Breast cancer in men - Symptoms 

Symptoms of breast cancer in men 

The main symptom of breast cancer in men is a hard lump in one of your breasts. The lump is almost always painless.

The lump is usually located underneath the nipple and areola (the circle of dark coloured skin surrounding the nipple).

However, it is important to note that the vast majority of breast lumps are due to a condition called gynaecomastia. This is a common, non-cancerous condition where male breast tissue becomes enlarged.

Less common symptoms of male breast cancer usually affect the nipple. These can include:

  • the nipple begins to turn in on itself (nipple retraction)
  • the nipple becomes hard, inflamed, and looks sore (nipple ulceration)
  • fluid leaking from the nipple (nipple discharge)

Advanced symptoms

Additional symptoms usually only develop if the cancer spreads from your breast to other parts of the body, such as your bones, liver or lungs.
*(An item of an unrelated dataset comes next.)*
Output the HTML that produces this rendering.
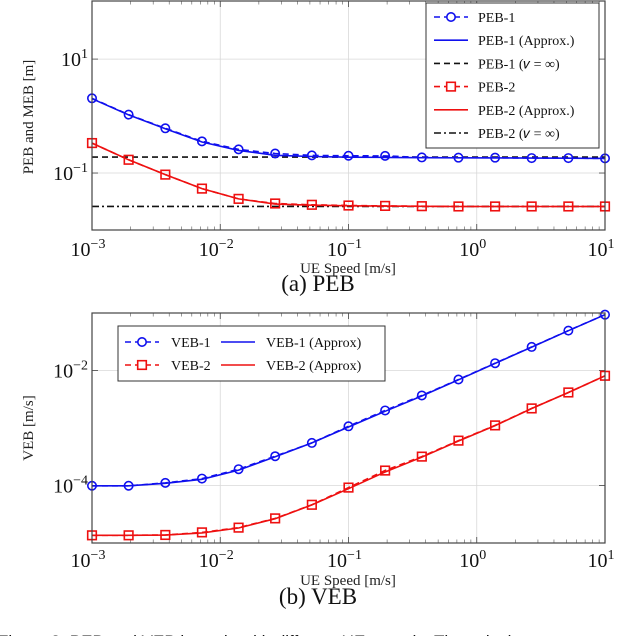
<!DOCTYPE html>
<html><head><meta charset="utf-8"><style>
body{margin:0;background:#fff;width:640px;height:636px;overflow:hidden}
svg{display:block;font-family:"Liberation Serif",serif}
</style></head><body>
<svg id="c" width="640" height="636" viewBox="0 0 640 636"></svg>
<script>
const xVals=[0.001,0.00193,0.00373,0.00720,0.0139,0.0268,0.0518,0.1,0.193,0.373,0.720,1.39,2.68,5.18,10];
const peb1=[2.05,1.06,0.61,0.36,0.26,0.22,0.204,0.201,0.2,0.188,0.186,0.186,0.183,0.183,0.181];
const peb1Approx=[2.02,1.05,0.60,0.35,0.25,0.205,0.195,0.19,0.188,0.186,0.185,0.184,0.183,0.182,0.181];
const peb1Inf=0.191;
const peb2=[0.336,0.171,0.0938,0.0533,0.0352,0.0292,0.0277,0.0269,0.0265,0.0262,0.0259,0.0259,0.0259,0.0259,0.0259];
const peb2Approx=[0.336,0.171,0.0938,0.0533,0.0352,0.0285,0.0272,0.0266,0.0263,0.0261,0.0259,0.0259,0.0259,0.0259,0.0259];
const peb2Inf=0.0259;
const veb1=[9.9e-5,9.9e-5,1.11e-4,1.32e-4,1.92e-4,3.23e-4,5.5e-4,1.07e-3,2.02e-3,3.68e-3,6.98e-3,1.34e-2,2.57e-2,4.94e-2,9.35e-2];
const veb1Approx=[9.9e-5,9.9e-5,1.09e-4,1.28e-4,1.85e-4,3.15e-4,5.5e-4,1.04e-3,1.95e-3,3.6e-3,6.9e-3,1.33e-2,2.55e-2,4.92e-2,9.35e-2];
const veb2=[1.36e-5,1.36e-5,1.38e-5,1.53e-5,1.85e-5,2.68e-5,4.62e-5,9.2e-5,1.82e-4,3.18e-4,6.03e-4,1.11e-3,2.19e-3,4.15e-3,8.1e-3];
const veb2Approx=[1.36e-5,1.36e-5,1.37e-5,1.5e-5,1.82e-5,2.65e-5,4.6e-5,8.8e-5,1.72e-4,3.1e-4,5.95e-4,1.1e-3,2.18e-3,4.15e-3,8.1e-3];
const xTickExp=[-3,-2,-1,0,1];
const pebTickExp=[1,-1];
const vebTickExp=[-2,-4];

const NS="http://www.w3.org/2000/svg";
const svg=document.getElementById('c');
function mk(tag,attrs,parent,text){const e=document.createElementNS(NS,tag);for(const k in attrs)e.setAttribute(k,attrs[k]);if(text!==undefined)e.textContent=text;(parent||svg).appendChild(e);return e;}
const X0=92,X1=605;
function xs(v){return X0+(Math.log10(v)+3)/4*(X1-X0);}
function mkY(top,bot,lmin,lmax){return v=>bot-(Math.log10(v)-lmin)/(lmax-lmin)*(bot-top);}

function panel(name,top,bot,lmin,lmax,yTicks,series,ylabel,ylabelY,tickY,xlabY,cap,capY){
  const ys=mkY(top,bot,lmin,lmax);
  const g=mk('g',{},svg);
  
  
  xTickExp.forEach(e=>{const x=xs(Math.pow(10,e));const l=mk('line',{x1:x,x2:x,y1:top,y2:bot,stroke:'#d8d8d8','stroke-width':0.8},g);});
  yTicks.forEach(e=>{const y=ys(Math.pow(10,e));const l=mk('line',{x1:X0,x2:X1,y1:y,y2:y,stroke:'#d8d8d8','stroke-width':0.8},g);});
  for(let d=-3;d<1;d++)for(let m=2;m<10;m++){const x=xs(m*Math.pow(10,d));mk('line',{x1:x,x2:x,y1:bot,y2:bot-3.5,stroke:'#555','stroke-width':0.6},g);mk('line',{x1:x,x2:x,y1:top,y2:top+3.5,stroke:'#555','stroke-width':0.6},g);}
  xTickExp.forEach(e=>{const x=xs(Math.pow(10,e));mk('line',{x1:x,x2:x,y1:bot,y2:bot-6,stroke:'#444','stroke-width':0.8},g);mk('line',{x1:x,x2:x,y1:top,y2:top+6,stroke:'#444','stroke-width':0.8},g);
    const t=mk('text',{x:x-4,y:tickY,'font-size':20,'text-anchor':'middle',fill:'#111'},g);
    
    mk('tspan',{},t,'10');mk('tspan',{dy:-8,'font-size':14},t,e<0?'\u2212'+(-e):String(e));});
  yTicks.forEach(e=>{const y=ys(Math.pow(10,e));mk('line',{x1:X0,x2:X0+6,y1:y,y2:y,stroke:'#444','stroke-width':0.8},g);mk('line',{x1:X1,x2:X1-6,y1:y,y2:y,stroke:'#444','stroke-width':0.8},g);
    const t=mk('text',{x:X0-4,y:y+7,'font-size':20,'text-anchor':'end',fill:'#111'},g);
    
    mk('tspan',{},t,'10');mk('tspan',{dy:-8,'font-size':14},t,e<0?'\u2212'+(-e):String(e));});
  series.forEach(s=>{
    let d;
    if(s.h!==undefined){const y=ys(s.h);d='M'+X0+','+y+'L'+X1+','+y;}
    else d=s.v.map((v,i)=>(i?'L':'M')+xs(xVals[i]).toFixed(1)+','+ys(v).toFixed(1)).join('');
    const p=mk('path',{d:d,fill:'none',stroke:s.c,'stroke-width':s.w||1.6},g);
    if(s.dash)p.setAttribute('stroke-dasharray',s.dash);
    
    if(s.m){s.v.forEach((v,i)=>{const x=xs(xVals[i]),y=ys(v);let e;
      if(s.m==='o')e=mk('circle',{cx:x,cy:y,r:4.2,fill:'none',stroke:s.c,'stroke-width':1.6},g);
      else e=mk('rect',{x:x-4.3,y:y-4.3,width:8.6,height:8.6,fill:'none',stroke:s.c,'stroke-width':1.6},g);
      });}
  });
  const f=mk('rect',{x:X0,y:top,width:X1-X0,height:bot-top,fill:'none',stroke:'#444','stroke-width':1.2},g);
  
  const yl=mk('text',{x:0,y:0,'font-size':15,'text-anchor':'middle',fill:'#222',transform:'translate(33,'+ylabelY+') rotate(-90)'},g,ylabel);
  
  const xl=mk('text',{x:348,y:xlabY,'font-size':15,'text-anchor':'middle',fill:'#222'},g,'UE Speed [m/s]');
  
  const cp=mk('text',{x:318,y:capY,'font-size':23,'text-anchor':'middle',fill:'#111'},g,cap);
  
  return g;
}
const B='#1010ee',R='#ee1010';
panel('peb',1,230,-2,2.02,pebTickExp,[
 {h:peb1Inf,c:'#111',dash:'6,4',n:'peb1-inf-line'},
 {h:peb2Inf,c:'#111',dash:'7,3,2,3',n:'peb2-inf-line'},
 {v:peb1Approx,c:B,n:'peb1-approx-line'},
 {v:peb1,c:B,dash:'6,4',m:'o',n:'peb1-line'},
 {v:peb2Approx,c:R,n:'peb2-approx-line'},
 {v:peb2,c:R,dash:'6,4',m:'s',n:'peb2-line'}
],'PEB and MEB [m]',117,256,273,'(a) PEB',291);
panel('veb',313,543,-5,-1,vebTickExp,[
 {v:veb1Approx,c:B,n:'veb1-approx-line'},
 {v:veb1,c:B,dash:'6,4',m:'o',n:'veb1-line'},
 {v:veb2Approx,c:R,n:'veb2-approx-line'},
 {v:veb2,c:R,dash:'6,4',m:'s',n:'veb2-line'}
],'VEB [m/s]',428,567,585,'(b) VEB',604);

function legendSample(g,x,y,c,dash,m){
  const l=mk('line',{x1:x,x2:x+34,y1:y,y2:y,stroke:c,'stroke-width':1.6},g);
  if(dash)l.setAttribute('stroke-dasharray',dash);
  if(m==='o')mk('circle',{cx:x+17,cy:y,r:4.2,fill:'#fff',stroke:c,'stroke-width':1.6},g);
  if(m==='s')mk('rect',{x:x+12.7,y:y-4.3,width:8.6,height:8.6,fill:'#fff',stroke:c,'stroke-width':1.6},g);
}
const lg1=mk('g',{},svg);


mk('rect',{x:426,y:3,width:173,height:145,fill:'#fff',stroke:'#333','stroke-width':1},lg1);
[['PEB-1',B,'6,4','o'],['PEB-1 (Approx.)',B,null,null],['PEB-1 (\u{1D463} = \u221E)','#111','6,4',null],['PEB-2',R,'6,4','s'],['PEB-2 (Approx.)',R,null,null],['PEB-2 (\u{1D463} = \u221E)','#111','7,3,2,3',null]].forEach((e,i)=>{
  const y=17+i*23.2;
  legendSample(lg1,434,y,e[1],e[2],e[3]);
  const t=mk('text',{x:478,y:y+5,'font-size':14,fill:'#111'},lg1,e[0]);
  
});
const lg2=mk('g',{},svg);


mk('rect',{x:118,y:326,width:267,height:55,fill:'#fff',stroke:'#333','stroke-width':1},lg2);
[['VEB-1',B,'6,4','o',125,171,342],['VEB-1 (Approx)',B,null,null,221,266,342],['VEB-2',R,'6,4','s',125,171,365],['VEB-2 (Approx)',R,null,null,221,266,365]].forEach(e=>{
  legendSample(lg2,e[4],e[6],e[1],e[2],e[3]);
  const t=mk('text',{x:e[5],y:e[6]+5,'font-size':14,fill:'#111'},lg2,e[0]);
  
});
const fc=mk('text',{x:-2,y:647,'font-size':17,fill:'#111','font-family':'Liberation Sans, sans-serif'},svg,'Figure 3:  PEB and VEB bounds with different UE speeds. The velocity');


</script>
</body></html>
This is known as metastatic breast cancer.

Symptoms of metastatic breast cancer include:

  • bone pain
  • swelling of the lymph nodes (glands), usually in or around the armpit
  • shortness of breath
  • feeling unusually tired all the time
  • feeling sick (nausea)
  • itchy skin with jaundice (yellowing of the skin and whites of the eyes)

When to seek medical advice

You should always visit your GP if you notice a lump in your breast or if you have problems affecting your nipples, such as retraction, ulceration or discharge. 

These problems are unlikely to be of the result of breast cancer, but they should be investigated further.